There’s a huge spread of food and drink laid out in the green room, but I don’t touch it. I’m nervous. I’ve been in front of the camera so many times that it doesn’t usually bother me, but this time is different because my life is about to change. Once the words are out of my mouth, it’s done and I can’t take them back. Once I say it on live television, it’s real. I’ve been dreading this moment ever since I made the decision, and part of me wants to turn around and run. Another part of me is calm. Later, when I’m alone in the hotel room, thinking it all through, I will remember everything I have achieved over the last ten years and I will feel proud. You did a great job, Libby, you really did. But right now there are knots in my stomach.
A production assistant comes to collect me, and we walk into the studio where The Project is filming. I marvel once again at how small everything looks in real life—the studio itself, the desk, the audience. But the lights are startlingly bright, and I can feel the adrenaline building as I take my seat and say hello to the hosts, who are shuffling their papers and getting ready to come back from the commercial break. Then the red light on the camera flicks on and everyone is smiling at me; all kind people. And I smile back and tell them that my swimming career is over.
1992
‘The secret of getting ahead is getting started.’
—Mark Twain
One of my earliest memories of swimming was at a carnival in Charters Towers, up in North Queensland, where we lived
when I was a kid. I had broken my wrist a week earlier and I insisted on having a waterproof cast. It was designed to let me have showers or have a bath while I was healing, but in my mind it was all about swimming. I just wanted to get back in the pool.
There weren’t many opportunities to compete in that part of the world, so my family travelled quite a bit to attend carnivals like the one in Charters Towers. My brother and sisters were going to swim but I wasn’t registered. Mum had decided, pretty reasonably, that a little girl with a broken wrist probably couldn’t swim in a race. I disagreed. I badgered her until she finally gave in, signing me up for the 50-metre freestyle the day before the competition.
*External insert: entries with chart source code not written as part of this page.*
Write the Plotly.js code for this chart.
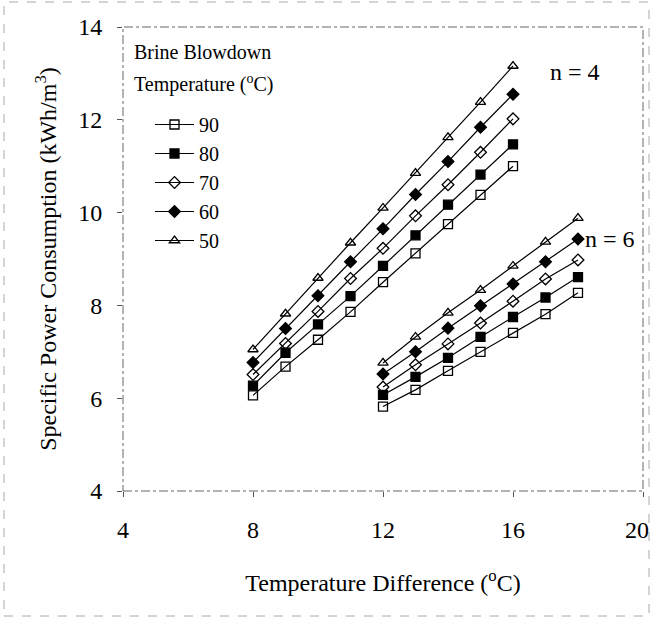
<!DOCTYPE html>
<html>
<head>
<meta charset="utf-8">
<script src="https://cdn.plot.ly/plotly-3.0.1.min.js"></script>
<style>html,body{margin:0;padding:0;background:#fff;}#chart{width:652px;height:619px;}</style>
</head>
<body>
<div id="chart"></div>
<script>
// Temperature difference (°C) for n = 4 and n = 6 stages
const xN4 = [8, 9, 10, 11, 12, 13, 14, 15, 16];
const xN6 = [12, 13, 14, 15, 16, 17, 18];

// Brine blowdown temperatures (°C)
const temps = ["90", "80", "70", "60", "50"];

// Axis ticks
const xTicks = [4, 8, 12, 16, 20];
const xTickText = ["4", "8", "12", "16", ""];
const yTicks = [4, 6, 8, 10, 12, 14];

// Specific power consumption (kWh/m3), n = 4
const n4_90 = [6.06, 6.68, 7.26, 7.86, 8.50, 9.12, 9.75, 10.38, 11.00];
const n4_80 = [6.27, 6.98, 7.59, 8.20, 8.85, 9.51, 10.17, 10.82, 11.47];
const n4_70 = [6.51, 7.18, 7.87, 8.58, 9.23, 9.93, 10.60, 11.30, 12.02];
const n4_60 = [6.77, 7.50, 8.21, 8.94, 9.65, 10.39, 11.10, 11.84, 12.55];
const n4_50 = [7.05, 7.82, 8.59, 9.35, 10.10, 10.85, 11.62, 12.38, 13.16];

// Specific power consumption (kWh/m3), n = 6
const n6_90 = [5.82, 6.18, 6.59, 7.00, 7.41, 7.81, 8.27];
const n6_80 = [6.07, 6.46, 6.87, 7.32, 7.75, 8.17, 8.61];
const n6_70 = [6.24, 6.72, 7.17, 7.62, 8.09, 8.57, 8.98];
const n6_60 = [6.52, 7.00, 7.51, 7.99, 8.46, 8.94, 9.43];
const n6_50 = [6.76, 7.32, 7.84, 8.33, 8.85, 9.37, 9.88];

const n4 = [n4_90, n4_80, n4_70, n4_60, n4_50];
const n6 = [n6_90, n6_80, n6_70, n6_60, n6_50];
const symbols = ["square-open", "square", "diamond-open", "diamond", "triangle-up-open"];

const serif = "Liberation Serif, Times New Roman, serif";

const traces = temps.map((t, i) => ({
  type: "scatter",
  mode: "lines+markers",
  name: t,
  x: xN4.concat([null], xN6),
  y: n4[i].concat([null], n6[i]),
  connectgaps: false,
  line: {color: "#000", width: 1.2},
  marker: {symbol: symbols[i], size: 9, color: "#000", line: {color: "#000", width: 1.3}},
  cliponaxis: false
}));

const L = 123, R = 643, T = 27, B = 491;
const pw = R - L, ph = B - T;
function px(xp) { return (xp - L) / pw; }
function py(yp) { return (B - yp) / ph; }

const layout = {
  width: 652, height: 619,
  margin: {l: L, r: 652 - R, t: T, b: 619 - B, pad: 0},
  paper_bgcolor: "#fff",
  plot_bgcolor: "#fff",
  font: {family: serif, color: "#000", size: 24},
  showlegend: true,
  legend: {
    x: px(150), y: py(105), xanchor: "left", yanchor: "top",
    bgcolor: "rgba(0,0,0,0)", borderwidth: 0,
    font: {family: serif, size: 20, color: "#000"},
    itemwidth: 39,
    tracegroupgap: 0
  },
  xaxis: {
    range: [4, 20], tickvals: xTicks, ticktext: xTickText,
    ticks: "outside", ticklen: 5, tickcolor: "#555", showline: false, showgrid: false, zeroline: false,
    ticklabelstandoff: 12,
    tickfont: {family: serif, size: 24},
    title: {text: "Temperature Difference (<sup>o</sup>C)", font: {family: serif, size: 24}, standoff: 32}
  },
  yaxis: {
    range: [4, 14], tickvals: yTicks,
    ticks: "outside", ticklen: 5, tickcolor: "#555", showline: false, showgrid: false, zeroline: false,
    ticklabelstandoff: 10,
    tickfont: {family: serif, size: 24},
    title: {text: "Specific Power Consumption (kWh/m<sup>3</sup>)", font: {family: serif, size: 24}, standoff: 14}
  },
  shapes: [
    {type: "rect", xref: "paper", yref: "paper", x0: 0, x1: 1, y0: 0, y1: 1,
     line: {color: "#666", width: 1, dash: "dashdot"}, layer: "below"},
    {type: "rect", xref: "paper", yref: "paper", x0: px(4), x1: px(649), y0: py(616), y1: py(2),
     line: {color: "#aaa", width: 1, dash: "dash"}, layer: "below"}
  ],
  annotations: [
    {xref: "paper", yref: "paper", x: px(132), y: py(52), xanchor: "left", yanchor: "middle",
     text: "Brine Blowdown", showarrow: false, font: {family: serif, size: 20}},
    {xref: "paper", yref: "paper", x: px(132), y: py(84), xanchor: "left", yanchor: "middle",
     text: "Temperature (<sup>o</sup>C)", showarrow: false, font: {family: serif, size: 20}},
    {xref: "x", yref: "y", x: 17.9, y: 13.03, text: "n = 4", showarrow: false,
     font: {family: serif, size: 24}},
    {xref: "x", yref: "y", x: 18.15, y: 9.43, xanchor: "left", text: "n = 6", showarrow: false,
     font: {family: serif, size: 24}},
    {xref: "paper", yref: "paper", x: px(651), y: py(530), xanchor: "right", yanchor: "middle",
     text: "20", showarrow: false, font: {family: serif, size: 24}}
  ]
};

Plotly.newPlot("chart", traces, layout, {staticPlot: true, displayModeBar: false});
</script>
</body>
</html>
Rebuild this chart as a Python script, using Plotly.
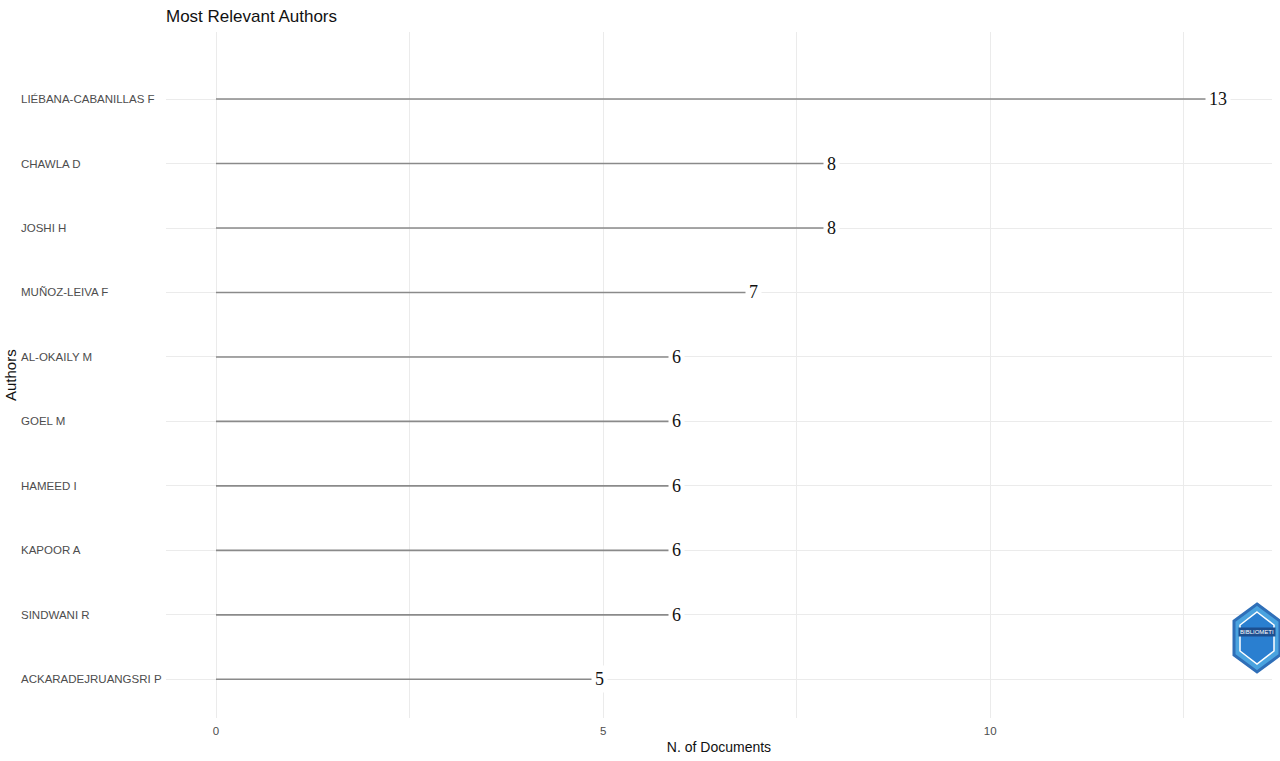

Poor Mum spent the morning fending off questions about why her daughter was registered to swim when she was wearing a cast, but they didn’t understand how determined I was, how single-minded, even as a kid. There was no stopping me. ‘When can I swim?’ I’d whine. ‘When can I swim, Mum? Why won’t you let me? Is it my turn yet? I want to get in the water!’
She always said I was a bit of a nightmare until it was my time to race. I would fidget and get into mischief, running wild around the pool while she was trying to wrangle four kids. But afterwards, when I’d finished my race, I was a perfect angel, placid as a doll—maybe the only time I’ve been placid in my life. I was a headstrong little thing, extremely stubborn, and my mum, Marilyn, was the gentlest, most accommodating person imaginable. She always bent over backwards for her children, but at Charters Towers she was probably just picking her battles. I don’t know if jumping into the water was the best idea—I don’t know if the waterproof cast was really designed for a chlorinated pool—but I wasn’t going to have it any other way.
I won my heat that day, broken wrist and all. I was so proud of myself—I knew I’d done really well against the odds. After I swam, I ate hot chips and red frogs. I remember thinking it had been the best day ever.